Baidu’s Yu Kai talks autonomous cars, artificial intelligence and the future of search

The future of driving will be as easy as riding a horse which knows where its going and how to get there, according to Chinese web giant Baidu’s top artificial-intelligence (AI) researcher.

Self-driving cars will understand the road ahead of them and autonomously navigate around pedestrians and other obstructions, said Yu Kai, head of the Baidu Institute of Deep Learning (IDL).

Based in Beijing, IDL is often known as “Baidu’s Brain”, a place for the search engine powerhouse to bring together the smartest scientists from all over the world to work on innovations and new technology.Bild Baidu's Yu Kai talks autonomous cars klein

“We’ve been busy working on the autonomous car, and we aim to put a prototype on a Beijing highway in the second half of this year,” Yu said in a recent interview with the South China Morning Post in the firm’s headquarters.
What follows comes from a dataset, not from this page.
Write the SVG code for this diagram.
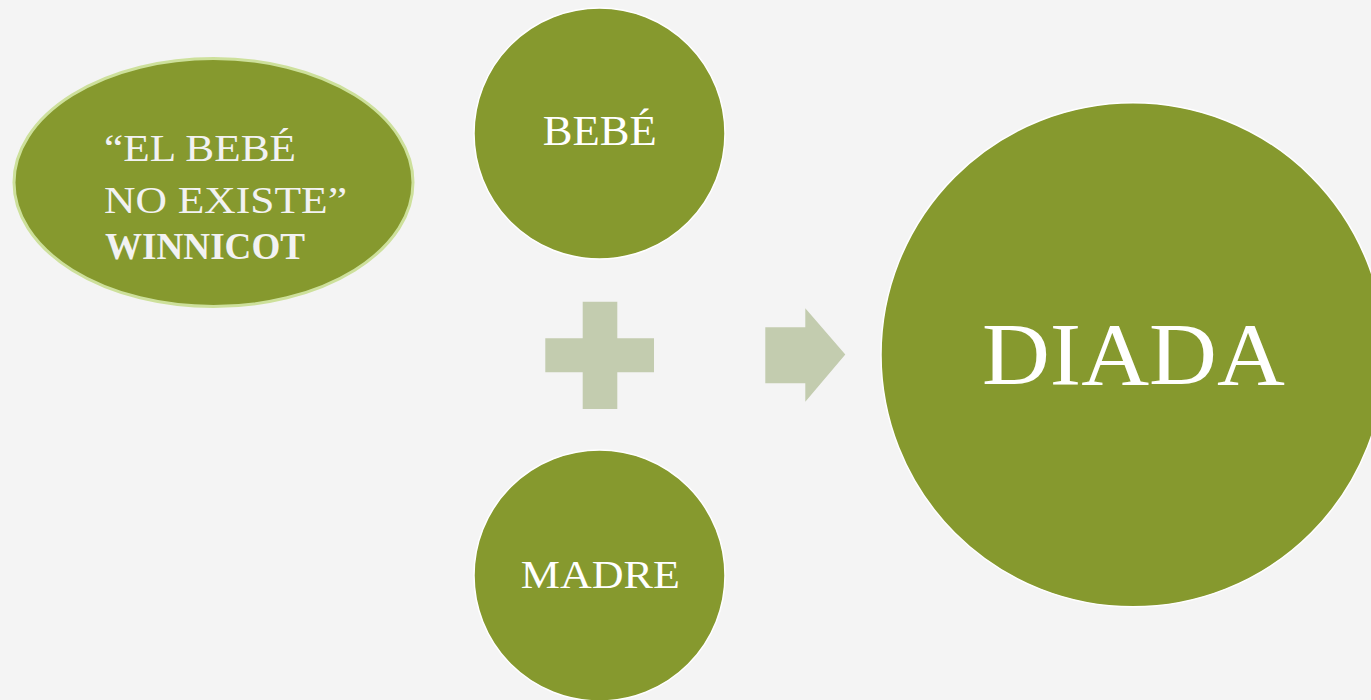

“Our idea is not that a car should totally replace the driver, but that it will give the driver freedom. So the car is intelligent enough to operate by itself, like a horse, and make decisions depending on different road situations,” said Yu, who is also senior director of the company’s image search department.

“But whenever the driver wants to resume control, you can do that,” he said, adding that the Baidu self-driving car would have a steering wheel as well as gas and brake pedals.

Yu explained that a self-driving car will require a very accurate on-board map to be able to navigate effectively.

“And it has to stay within a 10-20 cm margin of its intended route. Simply letting the car run on a chosen road or street isn’t good enough, we have to have control over which lane it runs on,” he said.

Since finishing its incident simulation system, and with a high-precision mapping system almost complete, Yu said the team at IDL has begun testing the vehicle in their garage, seeing how it reacts to tasks like parking, or to sudden stops.

More tuning needs to be done before the self-driving car will be road ready however, as the team is still looking at ways to improve the vehicle’s algorithms in situations when, for example, there are obstacles in front of it that it needs to automatically avoid, or when a car in front of it changes lanes unexpectedly.

Yu said that one arduous part of the team’s work is incorporating multiple different sensors and recognition technologies into a single machine. As an example, he explained that the technology that enables the car to identify and avoid obstacles is completely different from that which can read speed limit signs.

The project puts Baidu, which has been researching its self-driving car in collaboration with automaker partners such as BMW, in competition with Google and Apple, both of which have announced their own smart car projects.

In December, Google unveiled a fully functioning prototype of their driverless car and unlike its competitors, the company has been conducting live road tests for a number of years.

Mark Reuss, product-development chief at General Motors, told Bloomberg in 2014 that Google could soon become a “serious competitive threat” to the US auto industry.

While the technology is often referred to as “driverless cars”, Yu dislikes the term, preferring to call Baidu’s system “autonomous driving” because of the difficulties of having a truly driverless vehicle, especially in a potentially-dangerous city setting.

“We will see many autonomous cars on the road in five years, and true driverless cars further down the road,” he said.

And before the technology can mature to such a point there are many obstacles to overcome such as how the car handles differing climates and pollution levels. Government regulation is also a potential risk to the project, though Yu hoped it would promote safety without stifling innovation.